For Kissi, that patch of UD green was like the yellow brick road that far-from-home Dorothy traversed in the “Wizard of Oz.”
Growing up in poverty in a rough section of Accra — “in the streets” is the way UD soccer coach Dennis Currier put it — Kissi said he played his soccer “on stones and cinders. ... Some of my mates played barefoot. At first we made our balls from a bunch of socks we wadded together until they were round.”
As he got better and advanced to high school, he said his mother — a trader selling bags in a teeming, open-air markets in Accra — sold off her own jewelry to make sure he had two pairs of soccer cleats.
Kissi said former UD assistant coach Paul Souders was on an African recruiting trip, spotted him playing midfield for a ragtag club team at the University of Ghana and offered a scholarship.
Though he knew no one here, Kissi chose Dayton and arrived with big dreams and a meager nest egg of $600, funds his parents, family members and friends had taken months to collect for him.
But once in Dayton, it took him less than eight weeks to lose it all. It’s a story that still pains him to tell:
“I was walking to class one day and all of a sudden I realized my wallet wasn’t in my pocket. When I got home, I spent the whole night looking for it, but it was gone. It had all of the $600 still in it. When I’d gotten here, I wouldn’t spend it.
“I panicked and cried for three days. I just shut down. I never told my parents because they’d have gotten extra sad. But I thought of quitting and going home. I thought my dream might be over.
“Then I just started praying to God, hoping somehow, something would work out.”
Though it wasn’t easy — in fact, he has had a college experience unlike that of any Flyers athlete now on scholarship — Isaac Kissi can finally say his prayers have been answered.
He graduated from UD in December.
Ten days ago he was picked in the third round of the Major League Soccer draft by Chivas USA, which is based in Carson, Calif.
And Saturday, Jan. 23, he left for the West Coast to begin a pro career he calls “an unbelievable dream come true.”
Rough start at UD
During his 17-year career as a college head coach, Currier has had some African players who really blossomed when they got to the U.S. That’s why he’d sent his assistant to Ghana three summers ago and how Kissi was first noticed.
“These were more like club teams playing on a dirt field,” Currier said. “And you might see anything happen.
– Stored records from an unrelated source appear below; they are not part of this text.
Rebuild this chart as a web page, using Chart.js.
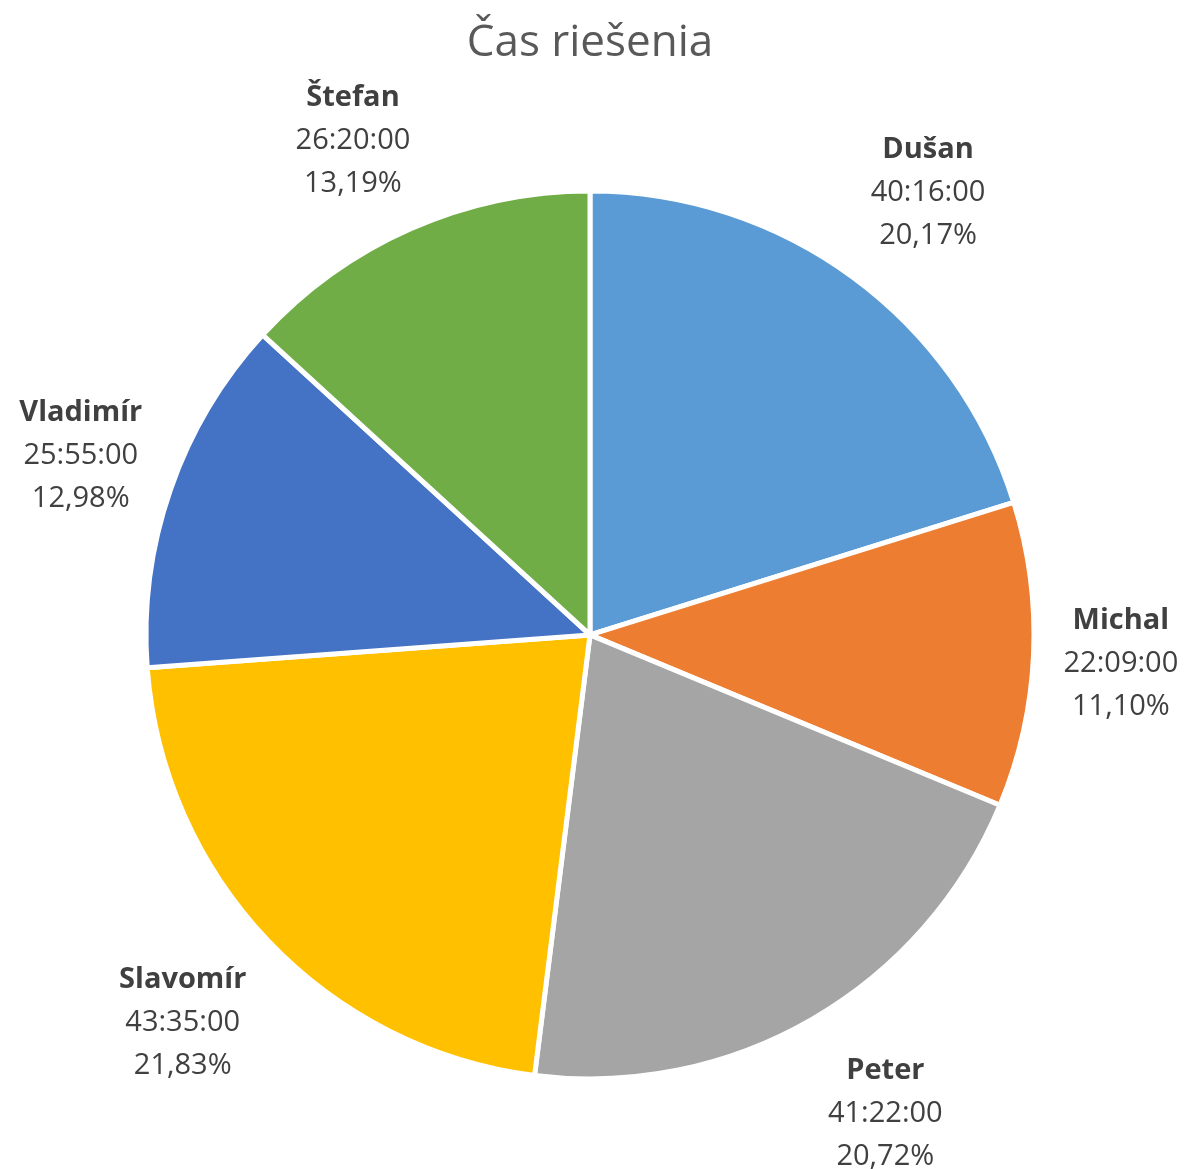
<!DOCTYPE html>
<html>
<head>
<meta charset="utf-8">
<title>Čas riešenia</title>
<script src="https://cdn.jsdelivr.net/npm/chart.js@4"></script>
<style>
    html, body { margin: 0; padding: 0; background: #ffffff; }
    #wrap { width: 1199px; height: 1169px; }
</style>
</head>
<body>
<div id="wrap"><canvas id="pieChart" width="1199" height="1169"></canvas></div>
<script>
const names = ['Dušan', 'Michal', 'Peter', 'Slavomír', 'Vladimír', 'Štefan'];
const times = ['40:16:00', '22:09:00', '41:22:00', '43:35:00', '25:55:00', '26:20:00'];
const minutes = [2416, 1329, 2482, 2615, 1555, 1580];
const colors = ['#5B9BD5', '#ED7D31', '#A5A5A5', '#FFC000', '#4472C4', '#70AD47'];

const labelFont = '"Open Sans", "Noto Sans", sans-serif';
const labelSize = 29;

function clamp1(v) {
    return Math.max(-1, Math.min(1, v));
}

// draws the name / time / percent blocks outside each slice
const outsideLabels = {
    id: 'outsideLabels',
    afterDatasetsDraw(chart) {
        const ctx = chart.ctx;
        const meta = chart.getDatasetMeta(0);
        const total = minutes.reduce((a, b) => a + b, 0);
        const lineH = 43;
        ctx.save();
        ctx.textAlign = 'center';
        ctx.textBaseline = 'middle';
        ctx.fillStyle = '#404040';
        meta.data.forEach((arc, i) => {
            const p = arc.getProps(['x', 'y', 'startAngle', 'endAngle', 'outerRadius'], true);
            const mid = (p.startAngle + p.endAngle) / 2;
            const dx = Math.cos(mid), dy = Math.sin(mid);
            const pct = (minutes[i] / total * 100).toFixed(2).replace('.', ',') + '%';
            const lines = [names[i], times[i], pct];
            let w = 0;
            lines.forEach((t, k) => {
                ctx.font = (k === 0 ? 'bold ' : '') + labelSize + 'px ' + labelFont;
                w = Math.max(w, ctx.measureText(t).width);
            });
            const h = lineH * 3;
            const r = p.outerRadius + 30;
            const cx = p.x + dx * r + clamp1(dx * 2) * w / 2;
            const cy = p.y + dy * r + clamp1(dy * 1.3) * h / 2 + 4;
            lines.forEach((t, k) => {
                ctx.font = (k === 0 ? 'bold ' : '') + labelSize + 'px ' + labelFont;
                ctx.fillText(t, cx, cy + (k - 1) * lineH);
            });
        });
        ctx.restore();
    }
};

new Chart(document.getElementById('pieChart'), {
    type: 'pie',
    data: {
        labels: names,
        datasets: [{
            data: minutes,
            backgroundColor: colors,
            borderColor: '#ffffff',
            borderWidth: 5,
            radius: 444
        }]
    },
    options: {
        responsive: false,
        animation: false,
        layout: { padding: { left: 0, right: 19, top: 0, bottom: 0 } },
        plugins: {
            legend: { display: false },
            tooltip: { enabled: false },
            title: {
                display: true,
                text: 'Čas riešenia',
                color: '#595959',
                font: { family: labelFont, size: 44, weight: 'normal', lineHeight: 1.2 },
                padding: { top: 17, bottom: 31 }
            }
        }
    },
    plugins: [outsideLabels]
});
</script>
</body>
</html>
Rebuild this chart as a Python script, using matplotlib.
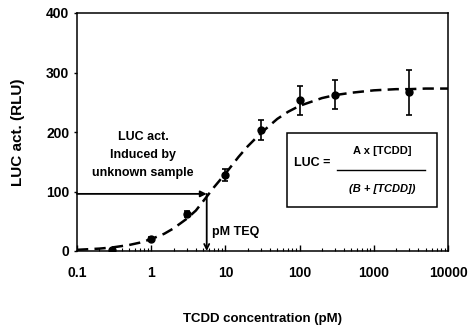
import numpy as np
import matplotlib
matplotlib.use('Agg')
import matplotlib.pyplot as plt
from matplotlib.patches import Rectangle

# measured points (TCDD pM, LUC act. RLU, error)
conc = [0.3, 1, 3, 10, 30, 100, 300, 3000]
luc = [1, 21, 62, 128, 203, 253, 263, 267]
err = [0, 3, 5, 10, 17, 24, 25, 38]

# dashed fit curve
curve_x = [0.1, 0.2, 0.3, 0.5, 0.7, 1, 1.5, 2, 3, 4, 5.5, 7, 10, 15, 20, 30,
           50, 70, 100, 200, 300, 500, 1000, 2000, 3000, 5000, 10000]
curve_y = [2, 4, 6, 10, 14, 20, 29, 38, 54, 68, 90, 107, 130, 158, 176, 198,
           222, 234, 244, 257, 262, 266, 270, 272, 272, 273, 273]

# unknown sample read-back
sample_luc = 96
sample_teq = 5.6

plt.rcParams['font.family'] = ['Liberation Sans', 'DejaVu Sans']
plt.rcParams['font.weight'] = 'bold'

fig = plt.figure(figsize=(4.69, 3.28), dpi=100)
ax = fig.add_axes([77/469, 1-251/328, 371/469, 238/328])

ax.plot(curve_x, curve_y, color='black', lw=1.8, dashes=(4.5, 2.5))
ax.errorbar(conc, luc, yerr=err, fmt='o', color='black', ms=5,
            ecolor='black', elinewidth=1.2, capsize=2.5, capthick=1.2)

# arrows for the unknown sample
ax.annotate('', xy=(sample_teq, sample_luc), xytext=(0.1, sample_luc),
            arrowprops=dict(arrowstyle='-|>', color='black', lw=1.3,
                            mutation_scale=9, shrinkA=0, shrinkB=0))
ax.annotate('', xy=(sample_teq, 0), xytext=(sample_teq, sample_luc),
            arrowprops=dict(arrowstyle='->', color='black', lw=1.3,
                            mutation_scale=9, shrinkA=0, shrinkB=0))

ax.text(0.178, 0.403, 'LUC act.\nInduced by\nunknown sample', transform=ax.transAxes,
        ha='center', va='center', fontsize=9, fontweight='bold', linespacing=1.7)
ax.text(0.365, 0.08, 'pM TEQ', transform=ax.transAxes, ha='left', va='center',
        fontsize=9, fontweight='bold')

# formula box
ax.add_patch(Rectangle((0.566, 0.185), 0.404, 0.311, transform=ax.transAxes,
                       fill=False, lw=1.1, color='black'))
ax.text(0.633, 0.37, 'LUC =', transform=ax.transAxes, ha='center', va='center',
        fontsize=9, fontweight='bold')
ax.text(0.822, 0.42, 'A x [TCDD]', transform=ax.transAxes, ha='center', va='center',
        fontsize=8, fontweight='bold')
ax.plot([0.701, 0.938], [0.34, 0.34], transform=ax.transAxes, color='black', lw=1.0)
ax.text(0.822, 0.262, '(B + [TCDD])', transform=ax.transAxes, ha='center', va='center',
        fontsize=8, fontweight='bold', style='italic')

ax.set_xscale('log')
ax.set_xlim(0.1, 10000)
ax.set_ylim(0, 400)
ax.set_yticks([0, 100, 200, 300, 400])
ax.set_xticks([0.1, 1, 10, 100, 1000, 10000])
ax.set_xticklabels(['0.1', '1', '10', '100', '1000', '10000'])
ax.tick_params(axis='x', which='major', direction='in', length=4, width=1, pad=11, labelsize=10)
ax.tick_params(axis='x', which='minor', direction='in', length=2.5, width=0.8)
ax.tick_params(axis='y', direction='out', length=2.5, width=1, pad=3, labelsize=10)
for lbl in ax.get_xticklabels() + ax.get_yticklabels():
    lbl.set_fontweight('bold')
for s in ax.spines.values():
    s.set_linewidth(1.1)

ax.set_xlabel('TCDD concentration (pM)', fontsize=9.5, fontweight='bold')
ax.set_ylabel('LUC act. (RLU)', fontsize=11, fontweight='bold')
ax.xaxis.set_label_coords(0.5, -0.262)
ax.yaxis.set_label_coords(-0.14, 0.5)

fig.savefig('out.png', dpi=100)
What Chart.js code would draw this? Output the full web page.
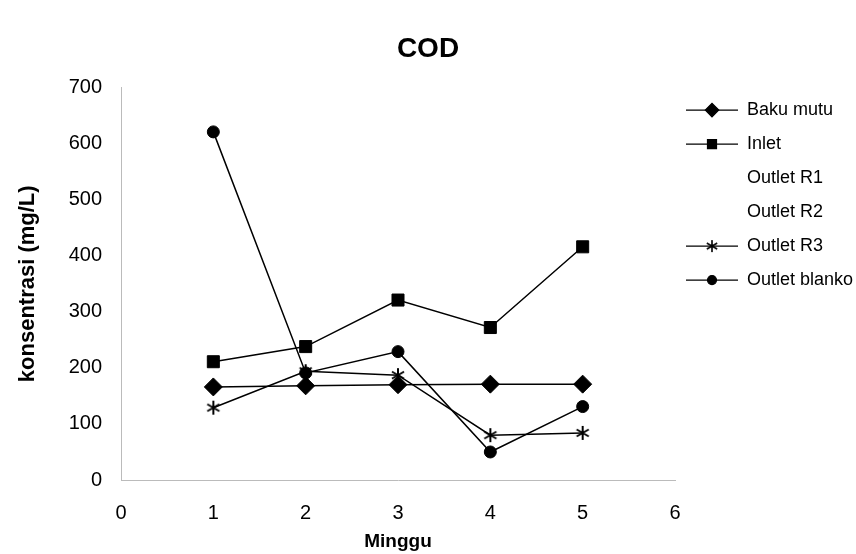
<!DOCTYPE html>
<html>
<head>
<meta charset="utf-8">
<script src="https://cdn.jsdelivr.net/npm/chart.js@4/dist/chart.umd.min.js"></script>
<style>
  html, body { margin: 0; padding: 0; background: #fff; }
  #wrap { width: 856px; height: 554px; }
</style>
</head>
<body>
<div id="wrap"><canvas id="cod"></canvas></div>
<script>
// data
const minggu = [1, 2, 3, 4, 5];
const bakuMutu = [166, 168, 170, 171, 171];
const inlet = [211, 238, 321, 272, 416];
const outletR1 = [];
const outletR2 = [];
const outletR3 = [129, 194, 187, 80, 84];
const outletBlanko = [621, 191, 229, 50, 131];
const yTicks = [0, 100, 200, 300, 400, 500, 600, 700];

const fontFam = '"Liberation Sans", Arial, sans-serif';

// asterisk marker: X with a vertical bar
function bintang(r, lw) {
    const c = document.createElement('canvas');
    const s = Math.ceil(r * 2 + lw * 2);
    c.width = s; c.height = s;
    const g = c.getContext('2d');
    const m = s / 2;
    g.strokeStyle = '#000';
    g.lineWidth = lw;
    g.beginPath();
    g.moveTo(m, m - r); g.lineTo(m, m + r);
    const dx = r * Math.cos(Math.PI / 6), dy = r * Math.sin(Math.PI / 6);
    g.moveTo(m - dx, m - dy); g.lineTo(m + dx, m + dy);
    g.moveTo(m - dx, m + dy); g.lineTo(m + dx, m - dy);
    g.stroke();
    return c;
}

function titik(arr) {
    return arr.map((v, i) => ({ x: minggu[i], y: v }));
}

function seri(label, arr, style, radius, warna) {
    return {
        label: label,
        data: titik(arr),
        borderColor: warna,
        backgroundColor: warna,
        pointBackgroundColor: warna,
        pointBorderColor: warna,
        borderWidth: 1.5,
        pointStyle: style,
        pointRadius: radius,
        pointBorderWidth: 1,
        tension: 0
    };
}

const bintangBesar = bintang(7, 2);
const bintangKecil = bintang(6, 1.6);

// draws the line + marker samples inside the legend boxes
const legendGaris = {
    id: 'legendGaris',
    afterDraw(chart) {
        const lg = chart.legend;
        const ctx = chart.ctx;
        const boxW = lg.options.labels.boxWidth;
        lg.legendItems.forEach((item, i) => {
            const box = lg.legendHitBoxes[i];
            const ds = chart.data.datasets[item.datasetIndex];
            if (!ds.pointStyle) return;
            const y = box.top + box.height / 2;
            ctx.save();
            ctx.strokeStyle = ds.borderColor;
            ctx.fillStyle = ds.borderColor;
            ctx.lineWidth = 1.2;
            ctx.beginPath();
            ctx.moveTo(box.left, y);
            ctx.lineTo(box.left + boxW, y);
            ctx.stroke();
            const gaya = ds.pointStyle === bintangBesar ? bintangKecil : ds.pointStyle;
            Chart.helpers.drawPoint(ctx, {
                pointStyle: gaya,
                radius: ds.pointRadius * 0.75,
                borderWidth: 1,
                rotation: 0
            }, box.left + boxW / 2, y);
            ctx.restore();
        });
    }
};

const config = {
    type: 'line',
    data: {
        datasets: [
            seri('Baku mutu', bakuMutu, 'rectRot', 9, '#000'),
            seri('Inlet', inlet, 'rect', 8.5, '#000'),
            seri('Outlet R1', outletR1, false, 0, 'rgba(255,255,255,0)'),
            seri('Outlet R2', outletR2, false, 0, 'rgba(255,255,255,0)'),
            seri('Outlet R3', outletR3, bintangBesar, 7, '#000'),
            seri('Outlet blanko', outletBlanko, 'circle', 6, '#000')
        ]
    },
    options: {
        responsive: true,
        maintainAspectRatio: false,
        animation: false,
        layout: { padding: { left: 0, right: 0, top: 0, bottom: 0 } },
        plugins: {
            title: {
                display: true,
                text: 'COD',
                color: '#000',
                font: { family: fontFam, size: 28, weight: 'bold' },
                padding: { top: 32, bottom: 22 }
            },
            legend: {
                position: 'right',
                align: 'start',
                fullSize: false,
                maxWidth: 181,
                labels: {
                    color: '#000',
                    font: { family: fontFam, size: 18 },
                    boxWidth: 52,
                    boxHeight: 23,
                    padding: 11,
                    generateLabels(chart) {
                        const items = Chart.defaults.plugins.legend.labels.generateLabels(chart);
                        return items.map(it => Object.assign(it, {
                            fillStyle: 'rgba(0,0,0,0)',
                            strokeStyle: 'rgba(0,0,0,0)',
                            lineWidth: 0
                        }));
                    }
                }
            },
            tooltip: { enabled: false }
        },
        scales: {
            x: {
                type: 'linear',
                min: 0,
                max: 6,
                afterFit(scale) { scale.height = 74; },
                grid: { display: false, drawTicks: false },
                border: { display: true, color: '#bbb', dash: [1, 3], width: 1 },
                ticks: {
                    stepSize: 1,
                    color: '#000',
                    padding: 21,
                    font: { family: fontFam, size: 20 }
                },
                title: {
                    display: true,
                    text: 'Minggu',
                    color: '#000',
                    font: { family: fontFam, size: 19, weight: 'bold' },
                    padding: { top: 0, bottom: 1 }
                }
            },
            y: {
                min: 0,
                max: 700,
                afterFit(scale) { scale.width = 121; },
                afterBuildTicks(scale) { scale.ticks = yTicks.map(v => ({ value: v })); },
                grid: { display: false, drawTicks: false },
                border: { display: true, color: '#bbb', dash: [1, 3], width: 1 },
                ticks: {
                    color: '#000',
                    padding: 19,
                    font: { family: fontFam, size: 20 }
                },
                title: {
                    display: true,
                    text: 'konsentrasi (mg/L)',
                    color: '#000',
                    font: { family: fontFam, size: 22, weight: 'bold' },
                    padding: { top: 15, bottom: 0 }
                }
            }
        }
    },
    plugins: [legendGaris]
};

new Chart(document.getElementById('cod'), config);
</script>
</body>
</html>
Right in the middle of the game where Isaac was playing, a herd of goats walked across the field and no one blinked an eye.
“A half hour later, a work shift ended at a nearby building and all the workers walked across the field as the game was going on.
“But through it all, Isaac had a presence on the field, He was raw, but very powerful and the other players were drawn to him.”
Although he came from a very poor area, Kissi said his parents insisted he, his brother and two sisters get an education:
“All my parents talked about was school. They said knowledge was the one thing no one could ever take away from me. I’ve learned that now, but, at first, I just did the school thing for them.”
Although he also had an offer from Lindsey Wilson College, an NAIA school in Kentucky, he chose Dayton sight unseen.
“I had bettered my English by watching (action) moves — Van Damme, Chuck Norris and Aaaar-nold,” he said with a grin. “And I had listened to music. Hip hop — Young Jeezy, Jay Z and Lil Wayne — some jazz and country.”
Country?
“Oh, yeah, my dad used to have a Kenny Rogers CD. I know all the songs.”
But two months — and one lost wallet — after getting to UD, he was singing the blues, until his teammates and their families lent a helping hand. And in the process, he discovered his own backbone.
“When parents of some of my teammates visited, they got me groceries, too,” he said. “And then I went out and got a job and I’ve worked all three years I’ve been here.”
One of the few UD scholarship athletes working a regular campus job, he spent a year in housekeeping, cleaning other students’ dorm rooms and later worked with UD’s Campus Planning’s environmental heath and safety department, doing everything from computer work to hauling bio hazards from the labs.